2. Toda empresa pode pedir recuperação judicial?
Não. Estão excluídas instituições financeiras, seguradoras, cooperativas de crédito, sociedades de economia mista e empresas públicas. Apenas empresários e sociedades empresárias com mais de dois anos de atividade regular podem requerer.
3. O que acontece após o deferimento do pedido?
O juiz suspende ações e execuções contra a empresa por até 180 dias (período de “stay”), nomeia um administrador judicial e intima o devedor a apresentar o plano de recuperação.
4. Quais dívidas não são incluídas na recuperação?
Não se submetem à recuperação dívidas tributárias, créditos com propriedade fiduciária, arrendamentos mercantis e contratos de câmbio vinculados à exportação (ACC).
5. O que é o “plano de recuperação judicial”?
É o documento em que a empresa propõe aos credores formas de reestruturação, como parcelamentos, descontos, conversão de dívida em ações, ou venda de unidades produtivas, entre outras medidas previstas na Lei 11.101/2005.
6. O que acontece se o plano for descumprido?
O descumprimento do plano leva à convolação em falência, encerrando o processo recuperacional e iniciando a liquidação judicial da empresa.
Referências legais e doutrinárias
- Lei nº 11.101/2005 – Dispõe sobre recuperação judicial, extrajudicial e falência do empresário e da sociedade empresária.
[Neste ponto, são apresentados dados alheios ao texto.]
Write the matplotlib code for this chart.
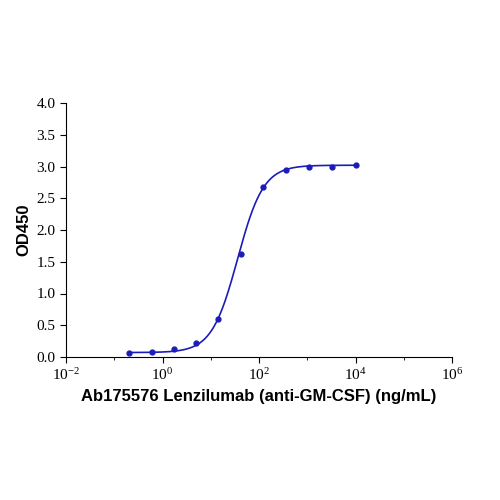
import numpy as np
import matplotlib
matplotlib.use("Agg")
import matplotlib.pyplot as plt

conc = [0.2, 0.6, 1.7, 4.9, 14.3, 42, 123, 370, 1111, 3333, 10000]
od = [0.07, 0.08, 0.12, 0.22, 0.60, 1.62, 2.68, 2.95, 3.00, 3.00, 3.02]
bottom, top, ec50, hill = 0.07, 3.02, 36.0, 1.62

fig = plt.figure(figsize=(5, 5), dpi=100)
ax = fig.add_axes([0.132, 0.286, 0.772, 0.508])
color = "#1c1cb8"
xf = np.logspace(np.log10(conc[0]), np.log10(conc[-1]), 400)
yf = bottom + (top - bottom) / (1 + (ec50 / xf) ** hill)
ax.plot(xf, yf, color=color, lw=1.2)
ax.plot(conc, od, "o", color=color, ms=3.5)
ax.set_xscale("log")
ax.set_xlim(1e-2, 1e6)
ax.set_ylim(0, 4)
ax.set_xticks([1e-2, 1e0, 1e2, 1e4, 1e6])
ax.set_xticks([1e-1, 1e1, 1e3, 1e5], minor=True)
ax.xaxis.set_minor_formatter(matplotlib.ticker.NullFormatter())
ax.set_yticks(np.arange(0, 4.01, 0.5))
ax.set_yticklabels([f"{v:.1f}" for v in np.arange(0, 4.01, 0.5)])
for s in ["top", "right"]:
    ax.spines[s].set_visible(False)
for lab in ax.get_xticklabels() + ax.get_yticklabels():
    lab.set_fontfamily("Liberation Serif")
    lab.set_fontsize(11)
ax.tick_params(direction="out", length=4)
ax.set_xlabel("Ab175576 Lenzilumab (anti-GM-CSF) (ng/mL)", fontfamily="Liberation Sans",
              fontweight="bold", fontsize=12)
ax.set_ylabel("OD450", fontfamily="Liberation Sans", fontweight="bold", fontsize=12)
fig.savefig("out.png")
- Lei nº 14.112/2020 – Reforma da LRF: trouxe o financiamento DIP, transação tributária e regras de mediação.
- Artigos 47 a 75 – Definem os objetivos, requisitos e procedimentos da recuperação judicial.
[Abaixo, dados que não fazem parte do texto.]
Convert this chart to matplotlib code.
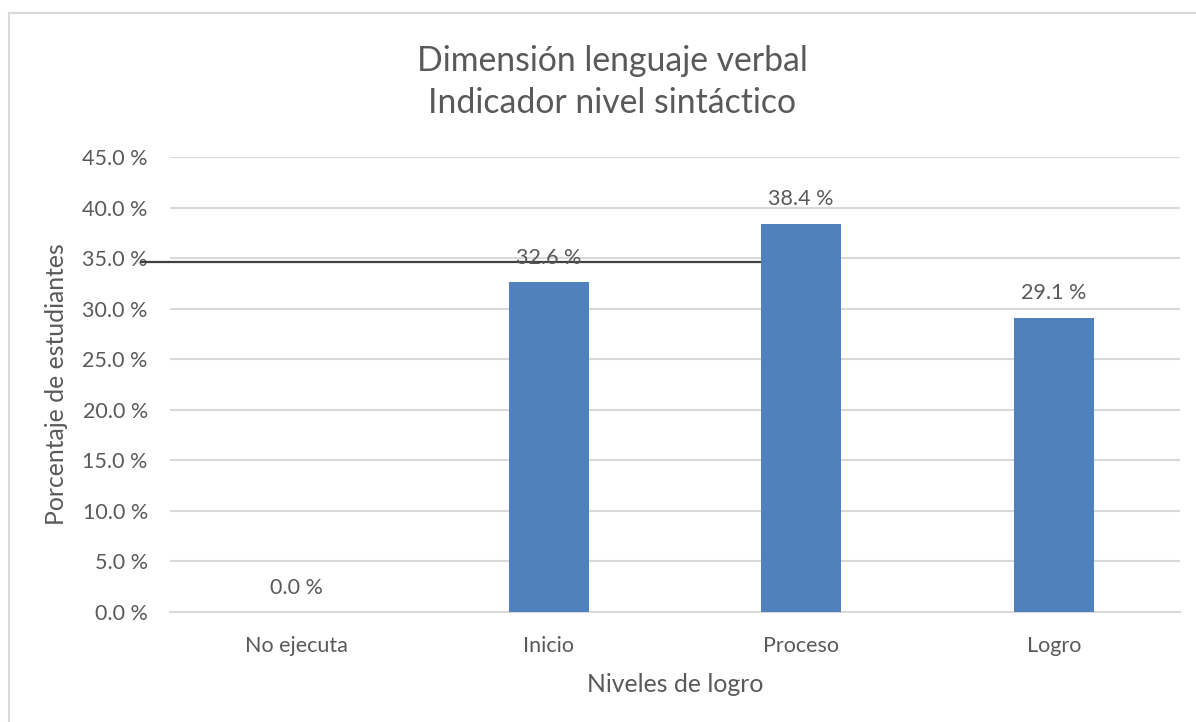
import matplotlib.pyplot as plt
from matplotlib.lines import Line2D

# Chart data
categories = ["No ejecuta", "Inicio", "Proceso", "Logro"]
values = [0.0, 32.6, 38.4, 29.1]
y_ticks = [0, 5, 10, 15, 20, 25, 30, 35, 40, 45]

title = "Dimensión lenguaje verbal\nIndicador nivel sintáctico"
x_label = "Niveles de logro"
y_label = "Porcentaje de estudiantes"

text_color = "#595959"
bar_color = "#4F81BD"
grid_color = "#D9D9D9"

plt.rcParams['font.family'] = ['Lato', 'DejaVu Sans']

fig = plt.figure(figsize=(11.96, 7.22), dpi=100)
ax = fig.add_axes([170 / 1196, 1 - 612 / 722, 1010 / 1196, 455 / 722])

x = list(range(len(categories)))
bars = ax.bar(x, values, width=0.317, color=bar_color, zorder=3)

ax.set_xlim(-0.5, len(categories) - 0.5)
ax.set_ylim(0, 45)
ax.set_yticks(y_ticks)
ax.set_yticklabels([f"{t:.1f} %" for t in y_ticks])
ax.set_xticks(x)
ax.set_xticklabels(categories)

ax.yaxis.grid(True, color=grid_color, linewidth=1.5, zorder=0)
ax.set_axisbelow(True)
for side in ["top", "right", "left"]:
    ax.spines[side].set_visible(False)
ax.spines["bottom"].set_color(grid_color)
ax.spines["bottom"].set_linewidth(1.5)

ax.tick_params(axis="y", length=0, pad=16, labelsize=15.5, labelcolor=text_color)
ax.tick_params(axis="x", length=0, pad=17.5, labelsize=15.5, labelcolor=text_color)

# Data labels above each bar
for xi, v in zip(x, values):
    ax.annotate(f"{v:.1f} %", (xi, v), xytext=(0, 17.5), textcoords="offset points",
                ha="center", va="center", fontsize=15.5, color=text_color, zorder=4)

# Stray dark line just under 35 % that runs into the Proceso bar
ax.plot([-0.615, 2.0], [34.6, 34.6], color="#404040", linewidth=1.6, zorder=2,
        clip_on=False)

ax.set_xlabel(x_label, fontsize=17.8, color=text_color, labelpad=12)
ax.set_ylabel(y_label, fontsize=17.8, color=text_color, labelpad=10)

fig.text(612 / 1196, 1 - 82 / 722, title, ha="center", va="center",
         fontsize=24.3, color=text_color, linespacing=1.4)

# Chart frame (only top and left edges visible)
fig.add_artist(Line2D([9 / 1196, 9 / 1196], [0, 1 - 13 / 722], color=grid_color,
                      linewidth=1.5, transform=fig.transFigure))
fig.add_artist(Line2D([9 / 1196, 1], [1 - 13 / 722, 1 - 13 / 722], color=grid_color,
                      linewidth=1.5, transform=fig.transFigure))

fig.savefig("out.png", dpi=100)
- STJ, REsp 1.700.487/SP – Admite a consolidação substancial em casos de interdependência econômica entre empresas do mesmo grupo.
- STJ, REsp 1.700.487/SP e REsp 1.885.834/SP – Reforçam a possibilidade de mediação prévia e durante a recuperação judicial.
Considerações finais
A recuperação judicial representa uma ferramenta essencial de preservação econômica e social, desde que usada com transparência e responsabilidade. É fundamental o acompanhamento por advogados especializados e consultores contábeis para que o plano seja sustentável e cumpra sua função social.
Essas informações têm caráter educativo e não substituem a orientação de um profissional qualificado.